Oil prices held steady on Tuesday after climbing more than 2 % in the previous session, a move that coincided with U.S. deliberations over the sale of seized Venezuelan crude. The United States has been intensifying pressure on Venezuela, including a blockade of oil tankers subject to sanctions. President Donald Trump indicated that the U.S. could either retain or sell the oil seized off Venezuela’s coast in recent weeks.
In the global market, Brent crude futures slipped 6 cents to $62.01 a barrel, while U.S. West Texas Intermediate (WTI) fell 9 cents to $57.92. The day before, Brent had posted its best daily gain in two months, and WTI recorded its largest rise since November 14. Additional market caution stemmed from Ukrainian attacks on Russian vessels and piers, which heightened concerns about potential supply disruptions.

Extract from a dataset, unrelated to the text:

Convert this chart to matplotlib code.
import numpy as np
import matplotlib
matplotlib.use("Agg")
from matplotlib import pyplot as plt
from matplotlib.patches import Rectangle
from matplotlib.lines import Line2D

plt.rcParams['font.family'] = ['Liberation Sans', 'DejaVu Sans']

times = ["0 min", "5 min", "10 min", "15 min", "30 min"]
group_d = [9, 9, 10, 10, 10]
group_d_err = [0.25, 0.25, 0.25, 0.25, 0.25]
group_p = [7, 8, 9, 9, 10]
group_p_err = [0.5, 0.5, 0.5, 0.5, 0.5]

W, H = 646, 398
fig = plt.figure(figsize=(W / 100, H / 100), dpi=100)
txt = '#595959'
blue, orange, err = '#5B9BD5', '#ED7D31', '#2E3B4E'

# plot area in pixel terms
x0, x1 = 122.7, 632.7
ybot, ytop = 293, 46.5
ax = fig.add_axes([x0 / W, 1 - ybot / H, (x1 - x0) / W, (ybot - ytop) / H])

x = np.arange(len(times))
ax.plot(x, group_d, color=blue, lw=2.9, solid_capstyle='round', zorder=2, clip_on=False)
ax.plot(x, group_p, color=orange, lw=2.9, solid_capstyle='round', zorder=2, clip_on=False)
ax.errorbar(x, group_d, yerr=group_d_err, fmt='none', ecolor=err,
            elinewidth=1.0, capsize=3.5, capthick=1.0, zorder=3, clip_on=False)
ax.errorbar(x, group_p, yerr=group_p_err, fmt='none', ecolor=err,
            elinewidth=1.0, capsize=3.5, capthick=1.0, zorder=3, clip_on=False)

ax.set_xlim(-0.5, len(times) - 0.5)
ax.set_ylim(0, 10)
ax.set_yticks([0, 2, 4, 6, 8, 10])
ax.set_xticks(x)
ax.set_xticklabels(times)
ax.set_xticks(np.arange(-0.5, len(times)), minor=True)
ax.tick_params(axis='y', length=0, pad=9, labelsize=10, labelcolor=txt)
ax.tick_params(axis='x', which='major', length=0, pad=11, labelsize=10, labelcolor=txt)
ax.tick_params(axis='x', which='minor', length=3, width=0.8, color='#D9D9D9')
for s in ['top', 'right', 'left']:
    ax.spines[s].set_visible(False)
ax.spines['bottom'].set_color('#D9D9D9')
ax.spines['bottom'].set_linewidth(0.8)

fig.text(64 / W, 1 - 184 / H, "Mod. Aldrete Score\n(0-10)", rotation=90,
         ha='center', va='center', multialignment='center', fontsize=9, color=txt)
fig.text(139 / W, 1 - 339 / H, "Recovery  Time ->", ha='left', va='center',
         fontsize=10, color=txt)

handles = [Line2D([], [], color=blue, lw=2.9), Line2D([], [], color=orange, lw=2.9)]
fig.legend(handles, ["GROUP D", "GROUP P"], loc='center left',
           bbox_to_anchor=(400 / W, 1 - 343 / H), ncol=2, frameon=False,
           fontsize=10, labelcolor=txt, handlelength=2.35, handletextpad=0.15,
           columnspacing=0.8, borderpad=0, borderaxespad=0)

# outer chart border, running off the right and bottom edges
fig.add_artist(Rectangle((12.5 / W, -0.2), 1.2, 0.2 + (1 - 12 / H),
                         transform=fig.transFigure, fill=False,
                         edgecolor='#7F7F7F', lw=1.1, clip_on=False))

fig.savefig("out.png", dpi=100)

Barclays analysts noted that even if Venezuelan oil exports were to drop to zero in the near term, the market would likely remain well supplied through the first half of 2026. However, the global oil surplus is projected to narrow to 700,000 barrels per day in the fourth quarter of 2026, making the market more vulnerable to prolonged disruptions.

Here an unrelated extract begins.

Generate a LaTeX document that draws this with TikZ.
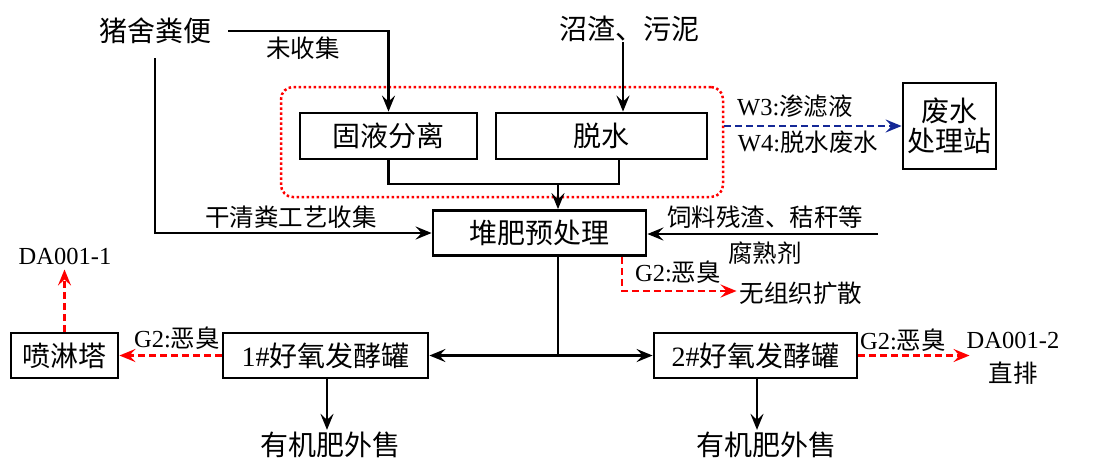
\documentclass[tikz,border=0pt]{standalone}
\usepackage{fontspec}
\setmainfont{Liberation Serif}
\newfontfamily\cjk{Noto Sans CJK SC}
\usetikzlibrary{arrows.meta}
\newcommand{\zh}[1]{{\cjk #1}}
\newcommand{\mainsz}{\fontsize{28}{32}\selectfont}
\newcommand{\lblsz}{\fontsize{24.5}{28}\selectfont}
\definecolor{wblue}{RGB}{20,40,150}
\tikzset{
  box/.style={draw, line width=2.8pt, inner sep=0pt, font=\mainsz},
  big/.style={inner sep=0pt, font=\mainsz},
  lbl/.style={inner sep=0pt, font=\lblsz},
  tip/.style={-{Stealth[length=16pt,width=13pt,inset=6pt]}},
  arr/.style={line width=2.5pt, tip},
  plain/.style={line width=2.5pt},
  redarr/.style={red, line width=2.5pt, dash pattern=on 7pt off 4pt, tip},
  bluearr/.style={wblue, line width=2.5pt, dash pattern=on 7pt off 4pt, tip},
  frame/.style={draw=red, line width=2.5pt, dash pattern=on 2.5pt off 2.5pt, rounded corners=12pt}
}
\begin{document}
\begin{tikzpicture}[x=1pt,y=-1pt]
\useasboundingbox (0,0) rectangle (1105,459);
% boxes
\node[frame, minimum width=442pt, minimum height=110pt] (fr) at (502,142) {};
\node[box, minimum width=177pt, minimum height=46pt] (gy) at (388.5,136) {\zh{固液分离}};
\node[box, minimum width=211pt, minimum height=46pt] (tx) at (601.5,136) {\zh{脱水}};
\node[box, minimum width=213pt, minimum height=45pt] (dfy) at (539.5,233) {\zh{堆肥预处理}};
\node[box, minimum width=93pt, minimum height=86pt, align=center] (wst) at (949.5,126) {\zh{废水}\\[-2pt]\zh{处理站}};
\node[box, minimum width=107pt, minimum height=45pt] (pl) at (64.5,355.5) {\zh{喷淋塔}};
\node[box, minimum width=205pt, minimum height=45pt] (f1) at (325.5,355.5) {1\#\zh{好氧发酵罐}};
\node[box, minimum width=203pt, minimum height=45pt] (f2) at (755.5,355.5) {2\#\zh{好氧发酵罐}};
% texts
\node[big] (zs) at (155,31) {\zh{猪舍粪便}};
\node[big] (zz) at (629,29) {\zh{沼渣、污泥}};
\node[lbl] (wsj) at (303,48) {\zh{未收集}};
\node[lbl] (gqf) at (291,217) {\zh{干清粪工艺收集}};
\node[lbl] (sl) at (765,217) {\zh{饲料残渣、秸秆等}};
\node[lbl] (fsj) at (765,253) {\zh{腐熟剂}};
\node[lbl] (w3) at (795,106) {W3:\zh{渗滤液}};
\node[lbl] (w4) at (808,142) {W4:\zh{脱水废水}};
\node[lbl] (g2a) at (678,272) {G2:\zh{恶臭}};
\node[lbl] (wz) at (801,293) {\zh{无组织扩散}};
\node[lbl] (g2b) at (177,338) {G2:\zh{恶臭}};
\node[lbl] (da1) at (65,256) {DA001-1};
\node[lbl] (g2c) at (903,340) {G2:\zh{恶臭}};
\node[lbl] (da2) at (1013,340) {DA001-2};
\node[lbl] (zp) at (1013,373) {\zh{直排}};
\node[big] (y1) at (330,445) {\zh{有机肥外售}};
\node[big] (y2) at (766,445) {\zh{有机肥外售}};
% connectors
\draw[arr] ([xshift=17pt]zs.east) -| (gy.north);
\draw[arr] ([yshift=-14pt]zs.south) |- (dfy.west);
\draw[arr] ([xshift=-6pt]zz.south) -- ([xshift=-6pt]zz.south |- tx.north);
\coordinate (m) at (558,184);
\draw[plain] (gy.south) |- (m) -| ([xshift=17.5pt]tx.south);
\draw[arr] (m) -- (m |- dfy.north);
\coordinate (slend) at (878,234);
\draw[arr] (slend) -- (slend -| dfy.east);
\draw[bluearr] (fr.east |- wst.west) -- (wst.west);
\draw[redarr] ([xshift=82.5pt]dfy.south) |- ([xshift=-3pt,yshift=2pt]wz.west);
\coordinate (j) at (558,355.5);
\draw[plain] (m |- dfy.south) -- (j);
\draw[arr] (j) -- (f1.east);
\draw[arr] (j) -- (f2.west);
\draw[redarr] (f1.west) -- (pl.east);
\draw[redarr, shorten >=5pt] (pl.north) -- (pl.north |- da1.south);
\draw[redarr] (f2.east) -- ([xshift=3pt]f2.east -| da2.west);
\draw[arr, shorten >=2pt] ([xshift=1.5pt]f1.south) -- ([xshift=1.5pt]f1.south |- y1.north);
\draw[arr, shorten >=2pt] ([xshift=1.5pt]f2.south) -- ([xshift=1.5pt]f2.south |- y2.north);
\end{tikzpicture}
\end{document}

Meanwhile, Russia and Ukraine have continued to strike each other’s facilities on the Black Sea, a crucial export corridor for both nations. Russian forces hit Ukraine’s Black Sea port of Odesa, damaging port infrastructure and a ship, while Ukraine targeted Russian maritime logistics, focusing on shadow‑fleet oil tankers attempting to evade sanctions.
The interplay of the Russia‑Ukraine conflict and the U.S. consideration of selling seized Venezuelan crude has created a complex and dynamic oil‑market landscape. As events unfold, market participants will be closely monitoring the impact on global oil supplies and prices, underscoring the need for ongoing analysis of potential supply disruptions and shifting market dynamics.